I am not the most well versed in economics and am curious why the government bails out big businesses (like airlines etc.). On one hand I see posts and articles arguing it’s because those big conglomerates are in league with the government and then on the other hand I see it’s to protect workers/employment. In the grand scheme of the US economy, is it that bad to let businesses/corporations fail? (Regardless of whether those corporations are greedy/poorly ran.)

Thank you!

In: Economics

8 Answers

Anonymous 0 Comments

So there’s three theories behind “bailouts”. Firstly is the idea that the whole “free market capitalism” idea of “if a business fails another will come along to replace it” is kind of fine in *theory* but ignores the idea that economes are made up of..oh what’s the word I’m looking for. Oh yes. People.
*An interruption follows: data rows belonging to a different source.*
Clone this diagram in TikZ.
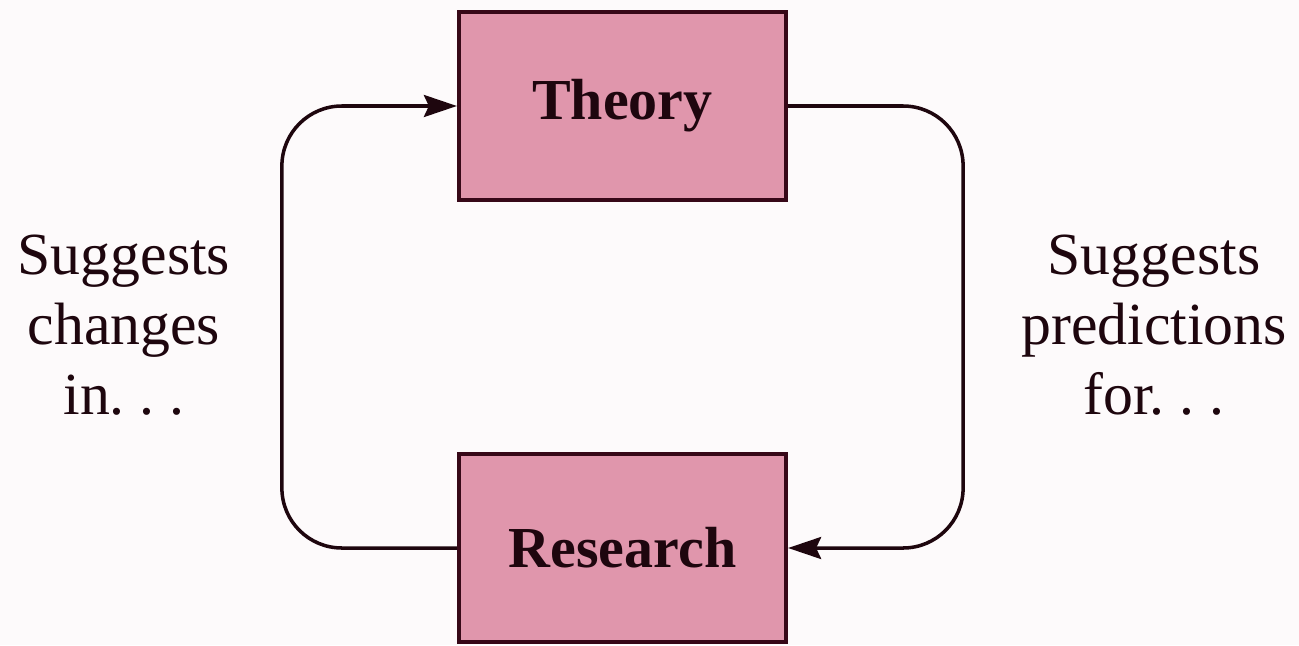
\documentclass[tikz,border=0pt]{standalone}
\usepackage{xcolor}
\usepackage{fontspec}
\setmainfont{Liberation Serif}
\usepackage{tikz}
\usetikzlibrary{arrows.meta, positioning}
\definecolor{boxpink}{RGB}{224,150,172}
\definecolor{boxline}{RGB}{55,8,24}
\definecolor{inkdark}{RGB}{30,6,14}
\definecolor{paper}{RGB}{253,250,251}

\begin{document}
\begin{tikzpicture}[
  concept/.style={rectangle, draw=boxline, fill=boxpink, line width=2.4pt,
                  minimum width=6.54cm, minimum height=3.76cm,
                  font=\fontsize{33}{38}\selectfont\bfseries, text=inkdark},
  link/.style={-{Stealth[length=0.66cm, width=0.44cm, inset=0.1cm]},
               line width=2pt, inkdark, rounded corners=1.2cm},
  sidenote/.style={align=center, text=inkdark,
                   font=\fontsize{34}{40}\selectfont},
]

% Frame
\fill[paper] (0, 0) rectangle (25.98, -12.9);
\useasboundingbox (0, 0) rectangle (25.98, -12.9);

% Boxes
\node[concept] (theory) at (12.45, -2.12) {Theory};
\node[concept] (research) at (12.45, -10.96) {Research};

% Loop arrows
\draw[link] (research.west) -- ++(-3.5, 0) |- (theory.west);
\draw[link] (theory.east) -- ++(3.5, 0) |- (research.east);

% Side labels
\node[sidenote] (changes) at (2.48, -6.5) {Suggests\\changes\\in.\ .\ .};
\node[sidenote] (predict) at (23.08, -6.5) {Suggests\\predictions\\for.\ .\ .};

\end{tikzpicture}
\end{document}
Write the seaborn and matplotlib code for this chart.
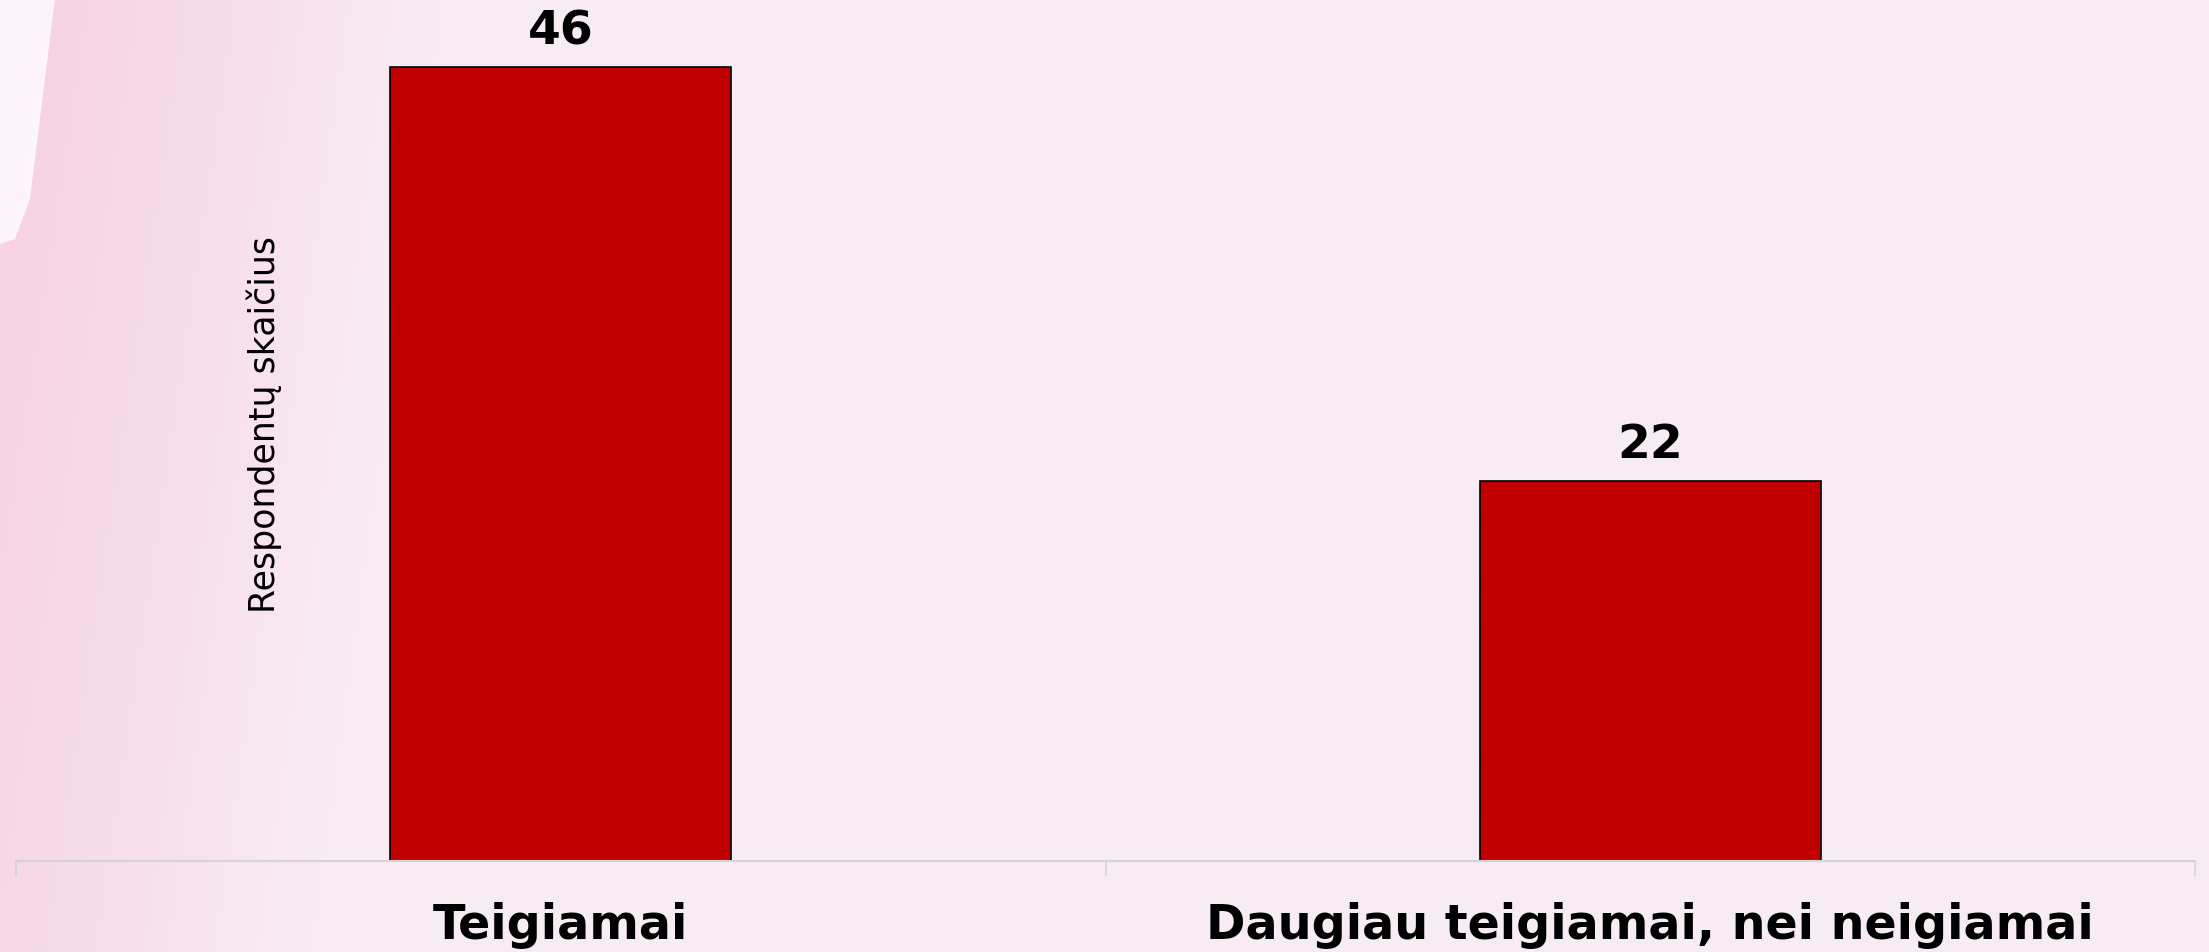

And yeah *in theory* if an airline or bus company or bank fails another might come along *eventually* to fill that market gap but in the mean time actual people with actual lives and actual responsibilities need to *do things* and sometimes when you live in the real world, and not this black ink on white paper rule of economic theories sometimes market inefficiences are necessary to protect *actual living human beings and the things living human beings need to do* because the hidden cost of “market corrections” that extend beyond raw numbers is human suffering.

And a lot of us think that’s bad.

Secondly, it’s disruption. And sometimes when the building is collapsing it makes better financial sense to pay money to prop it up for a while until it can be repaired. Economic downturns leave a lot of human suffering in their wake (there’s that term again) and if you can throw money at a problem to stop it from happening. Does it produce market inefficiencies and potentially bad downstream economic effects? Yes, yes it can. But governments are there to protect the people, not the economy. Sometimes that’s a choice you make.

And to that point, it may not actually introduce the worst economic outcome. One of the most world-regarded economists once stated, essentially, that in a recession the government should pay people to dig holes one day, and fill them the next. Meaning just..keep money going. Keep money circulated. Pay people to do busy work that *does not matter.* That you need to disrupt the death spiral, by any means necessary.

And on the third point..the world is a whole lot different now than it was then, and this idea of “another company will take the place of the one that left” …may not be so true. Like if a major microprocessor manufcaturer goes belly up your neighbor Bob ain’t picking up a hammer and going “alright, lemme take a crack at ‘er”. Our technology is complicated, this isn’t the 18th century. You can’t just “start” doing some sorts of jobs. There are significant barriers to entry.

There’s a whole lot of debate about whether government interventions are good economically or bad economically and it’s hardly settled. What is broadly accepted though is there’s more to the world than an economy.